▸ **Exercise instructions**
Find the line containing "Convert this chart to Bokeh code." and copy it exactly, along with every line after it up to and including the line containing "px_y = FRAME_H / (Y1 - Y0)". Copy nothing else.

— Start —

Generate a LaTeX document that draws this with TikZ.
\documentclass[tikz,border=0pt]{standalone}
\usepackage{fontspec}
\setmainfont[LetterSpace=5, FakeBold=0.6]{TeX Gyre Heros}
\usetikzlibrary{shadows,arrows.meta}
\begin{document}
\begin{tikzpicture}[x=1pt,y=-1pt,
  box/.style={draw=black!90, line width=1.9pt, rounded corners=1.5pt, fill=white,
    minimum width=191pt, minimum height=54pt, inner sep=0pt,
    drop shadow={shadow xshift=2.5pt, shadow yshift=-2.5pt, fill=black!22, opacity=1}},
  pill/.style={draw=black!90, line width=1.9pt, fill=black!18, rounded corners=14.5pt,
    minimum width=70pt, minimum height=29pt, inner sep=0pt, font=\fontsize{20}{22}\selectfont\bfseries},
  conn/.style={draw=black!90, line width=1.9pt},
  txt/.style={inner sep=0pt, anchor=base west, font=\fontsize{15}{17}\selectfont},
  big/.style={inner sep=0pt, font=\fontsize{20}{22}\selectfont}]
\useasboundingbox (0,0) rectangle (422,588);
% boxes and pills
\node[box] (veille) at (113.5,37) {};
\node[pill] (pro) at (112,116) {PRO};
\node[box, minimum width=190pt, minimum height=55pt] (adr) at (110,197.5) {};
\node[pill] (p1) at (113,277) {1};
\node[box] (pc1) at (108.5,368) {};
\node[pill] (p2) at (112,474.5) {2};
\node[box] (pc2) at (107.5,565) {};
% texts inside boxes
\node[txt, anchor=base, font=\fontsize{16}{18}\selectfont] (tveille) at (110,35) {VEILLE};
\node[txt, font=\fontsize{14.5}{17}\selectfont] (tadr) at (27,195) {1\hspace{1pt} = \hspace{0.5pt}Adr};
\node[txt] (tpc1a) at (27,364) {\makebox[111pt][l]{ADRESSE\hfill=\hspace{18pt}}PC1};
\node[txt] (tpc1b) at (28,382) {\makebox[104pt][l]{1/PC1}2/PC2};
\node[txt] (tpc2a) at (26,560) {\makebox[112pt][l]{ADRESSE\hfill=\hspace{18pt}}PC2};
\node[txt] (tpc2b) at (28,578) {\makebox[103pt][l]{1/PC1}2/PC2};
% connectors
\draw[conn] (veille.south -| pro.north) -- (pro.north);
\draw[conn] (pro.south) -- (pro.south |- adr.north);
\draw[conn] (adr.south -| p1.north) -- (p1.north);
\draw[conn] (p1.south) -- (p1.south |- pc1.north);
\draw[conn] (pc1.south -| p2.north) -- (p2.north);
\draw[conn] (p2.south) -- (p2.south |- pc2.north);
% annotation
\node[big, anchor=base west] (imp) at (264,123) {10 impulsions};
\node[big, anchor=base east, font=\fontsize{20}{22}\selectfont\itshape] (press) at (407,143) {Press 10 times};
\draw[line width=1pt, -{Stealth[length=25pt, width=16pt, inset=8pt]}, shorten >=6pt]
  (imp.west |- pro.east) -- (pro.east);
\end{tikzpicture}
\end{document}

— End —
— Start —

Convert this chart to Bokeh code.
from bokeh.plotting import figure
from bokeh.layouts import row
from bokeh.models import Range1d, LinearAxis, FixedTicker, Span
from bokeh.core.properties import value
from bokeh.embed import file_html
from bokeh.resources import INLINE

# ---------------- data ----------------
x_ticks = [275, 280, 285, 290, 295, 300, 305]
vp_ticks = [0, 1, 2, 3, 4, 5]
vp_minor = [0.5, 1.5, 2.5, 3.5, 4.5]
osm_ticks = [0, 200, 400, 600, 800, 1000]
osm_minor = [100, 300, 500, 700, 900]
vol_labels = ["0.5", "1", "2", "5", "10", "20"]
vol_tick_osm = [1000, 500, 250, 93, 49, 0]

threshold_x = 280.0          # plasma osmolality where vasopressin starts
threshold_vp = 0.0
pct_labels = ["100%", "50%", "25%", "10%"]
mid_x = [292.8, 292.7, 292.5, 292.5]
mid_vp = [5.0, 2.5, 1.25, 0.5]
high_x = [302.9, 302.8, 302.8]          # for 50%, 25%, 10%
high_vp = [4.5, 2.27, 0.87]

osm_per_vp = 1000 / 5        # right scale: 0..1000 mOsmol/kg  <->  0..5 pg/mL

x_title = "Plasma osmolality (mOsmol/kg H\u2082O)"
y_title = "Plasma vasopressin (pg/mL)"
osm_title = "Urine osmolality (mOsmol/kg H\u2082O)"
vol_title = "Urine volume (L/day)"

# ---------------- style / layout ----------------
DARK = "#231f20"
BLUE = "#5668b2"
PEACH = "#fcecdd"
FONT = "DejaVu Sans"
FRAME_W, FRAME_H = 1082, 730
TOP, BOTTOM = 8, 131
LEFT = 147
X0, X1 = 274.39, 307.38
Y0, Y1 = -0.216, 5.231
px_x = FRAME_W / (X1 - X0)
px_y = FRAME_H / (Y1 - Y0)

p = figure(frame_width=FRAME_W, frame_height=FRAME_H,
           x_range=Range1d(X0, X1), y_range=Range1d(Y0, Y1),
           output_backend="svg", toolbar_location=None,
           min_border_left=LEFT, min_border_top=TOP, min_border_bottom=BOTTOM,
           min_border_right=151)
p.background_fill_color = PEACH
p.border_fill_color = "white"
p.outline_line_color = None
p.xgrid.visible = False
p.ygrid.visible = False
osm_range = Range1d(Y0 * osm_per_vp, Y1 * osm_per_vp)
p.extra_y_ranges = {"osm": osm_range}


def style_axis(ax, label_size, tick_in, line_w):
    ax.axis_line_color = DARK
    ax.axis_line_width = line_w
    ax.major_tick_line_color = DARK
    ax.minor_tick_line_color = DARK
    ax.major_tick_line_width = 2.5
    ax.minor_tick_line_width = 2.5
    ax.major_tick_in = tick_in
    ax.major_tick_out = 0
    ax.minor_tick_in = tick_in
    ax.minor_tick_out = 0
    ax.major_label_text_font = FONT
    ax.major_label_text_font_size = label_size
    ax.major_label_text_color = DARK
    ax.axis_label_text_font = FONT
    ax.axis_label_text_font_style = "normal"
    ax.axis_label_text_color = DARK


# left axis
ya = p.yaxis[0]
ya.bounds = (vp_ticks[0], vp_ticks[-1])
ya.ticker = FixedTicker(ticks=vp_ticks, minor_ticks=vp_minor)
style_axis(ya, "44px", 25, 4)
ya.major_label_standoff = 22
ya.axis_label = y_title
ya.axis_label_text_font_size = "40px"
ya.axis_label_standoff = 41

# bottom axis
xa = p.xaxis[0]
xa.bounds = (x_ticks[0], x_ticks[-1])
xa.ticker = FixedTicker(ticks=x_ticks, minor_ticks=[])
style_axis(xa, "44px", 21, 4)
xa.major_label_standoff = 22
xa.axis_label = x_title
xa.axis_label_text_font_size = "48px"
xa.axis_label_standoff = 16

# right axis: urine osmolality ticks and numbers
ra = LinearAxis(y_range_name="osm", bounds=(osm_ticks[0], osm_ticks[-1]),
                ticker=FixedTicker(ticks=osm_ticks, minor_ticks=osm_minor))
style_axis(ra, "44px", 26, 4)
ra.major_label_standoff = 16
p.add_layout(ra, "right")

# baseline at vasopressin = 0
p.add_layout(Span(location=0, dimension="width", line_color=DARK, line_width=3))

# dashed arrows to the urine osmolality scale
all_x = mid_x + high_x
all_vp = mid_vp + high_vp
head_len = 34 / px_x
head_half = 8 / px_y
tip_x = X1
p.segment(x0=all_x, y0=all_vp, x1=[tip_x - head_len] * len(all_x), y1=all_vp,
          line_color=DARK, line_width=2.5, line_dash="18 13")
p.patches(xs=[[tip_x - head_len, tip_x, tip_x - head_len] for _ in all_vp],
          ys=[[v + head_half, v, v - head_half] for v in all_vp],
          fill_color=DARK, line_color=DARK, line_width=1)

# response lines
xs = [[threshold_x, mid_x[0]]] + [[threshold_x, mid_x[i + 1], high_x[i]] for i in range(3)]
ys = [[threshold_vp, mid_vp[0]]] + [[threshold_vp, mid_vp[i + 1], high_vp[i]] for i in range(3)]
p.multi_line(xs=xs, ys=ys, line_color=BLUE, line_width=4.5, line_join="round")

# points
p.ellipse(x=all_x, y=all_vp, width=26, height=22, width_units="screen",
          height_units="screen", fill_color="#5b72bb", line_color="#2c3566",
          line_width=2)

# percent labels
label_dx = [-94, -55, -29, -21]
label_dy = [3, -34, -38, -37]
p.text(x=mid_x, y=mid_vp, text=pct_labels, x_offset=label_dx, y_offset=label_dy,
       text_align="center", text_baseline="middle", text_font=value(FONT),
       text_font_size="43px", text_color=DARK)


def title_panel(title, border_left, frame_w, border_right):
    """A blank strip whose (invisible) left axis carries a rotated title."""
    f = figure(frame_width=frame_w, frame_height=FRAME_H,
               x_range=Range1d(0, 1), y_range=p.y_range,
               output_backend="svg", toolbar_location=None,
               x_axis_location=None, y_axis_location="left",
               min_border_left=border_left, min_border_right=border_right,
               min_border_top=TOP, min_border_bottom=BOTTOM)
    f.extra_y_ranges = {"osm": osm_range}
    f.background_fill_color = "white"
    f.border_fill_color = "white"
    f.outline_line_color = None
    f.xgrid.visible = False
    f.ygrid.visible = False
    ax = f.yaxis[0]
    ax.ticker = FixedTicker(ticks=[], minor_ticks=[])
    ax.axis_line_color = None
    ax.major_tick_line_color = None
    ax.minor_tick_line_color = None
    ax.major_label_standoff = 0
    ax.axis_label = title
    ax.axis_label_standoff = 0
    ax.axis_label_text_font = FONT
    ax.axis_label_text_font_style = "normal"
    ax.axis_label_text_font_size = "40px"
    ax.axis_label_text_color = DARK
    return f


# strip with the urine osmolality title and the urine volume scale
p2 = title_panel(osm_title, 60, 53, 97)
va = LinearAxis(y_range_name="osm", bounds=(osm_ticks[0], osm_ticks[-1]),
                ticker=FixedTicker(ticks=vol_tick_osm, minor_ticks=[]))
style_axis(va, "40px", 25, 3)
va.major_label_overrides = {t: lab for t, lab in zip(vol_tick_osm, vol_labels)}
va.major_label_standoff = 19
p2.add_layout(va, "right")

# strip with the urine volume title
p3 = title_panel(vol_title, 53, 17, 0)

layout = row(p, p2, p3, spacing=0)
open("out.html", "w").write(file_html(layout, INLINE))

— End —

▸ **Finished task**
Convert this chart to Bokeh code.
from bokeh.plotting import figure
from bokeh.layouts import row
from bokeh.models import Range1d, LinearAxis, FixedTicker, Span
from bokeh.core.properties import value
from bokeh.embed import file_html
from bokeh.resources import INLINE

# ---------------- data ----------------
x_ticks = [275, 280, 285, 290, 295, 300, 305]
vp_ticks = [0, 1, 2, 3, 4, 5]
vp_minor = [0.5, 1.5, 2.5, 3.5, 4.5]
osm_ticks = [0, 200, 400, 600, 800, 1000]
osm_minor = [100, 300, 500, 700, 900]
vol_labels = ["0.5", "1", "2", "5", "10", "20"]
vol_tick_osm = [1000, 500, 250, 93, 49, 0]

threshold_x = 280.0          # plasma osmolality where vasopressin starts
threshold_vp = 0.0
pct_labels = ["100%", "50%", "25%", "10%"]
mid_x = [292.8, 292.7, 292.5, 292.5]
mid_vp = [5.0, 2.5, 1.25, 0.5]
high_x = [302.9, 302.8, 302.8]          # for 50%, 25%, 10%
high_vp = [4.5, 2.27, 0.87]

osm_per_vp = 1000 / 5        # right scale: 0..1000 mOsmol/kg  <->  0..5 pg/mL

x_title = "Plasma osmolality (mOsmol/kg H\u2082O)"
y_title = "Plasma vasopressin (pg/mL)"
osm_title = "Urine osmolality (mOsmol/kg H\u2082O)"
vol_title = "Urine volume (L/day)"

# ---------------- style / layout ----------------
DARK = "#231f20"
BLUE = "#5668b2"
PEACH = "#fcecdd"
FONT = "DejaVu Sans"
FRAME_W, FRAME_H = 1082, 730
TOP, BOTTOM = 8, 131
LEFT = 147
X0, X1 = 274.39, 307.38
Y0, Y1 = -0.216, 5.231
px_x = FRAME_W / (X1 - X0)
px_y = FRAME_H / (Y1 - Y0)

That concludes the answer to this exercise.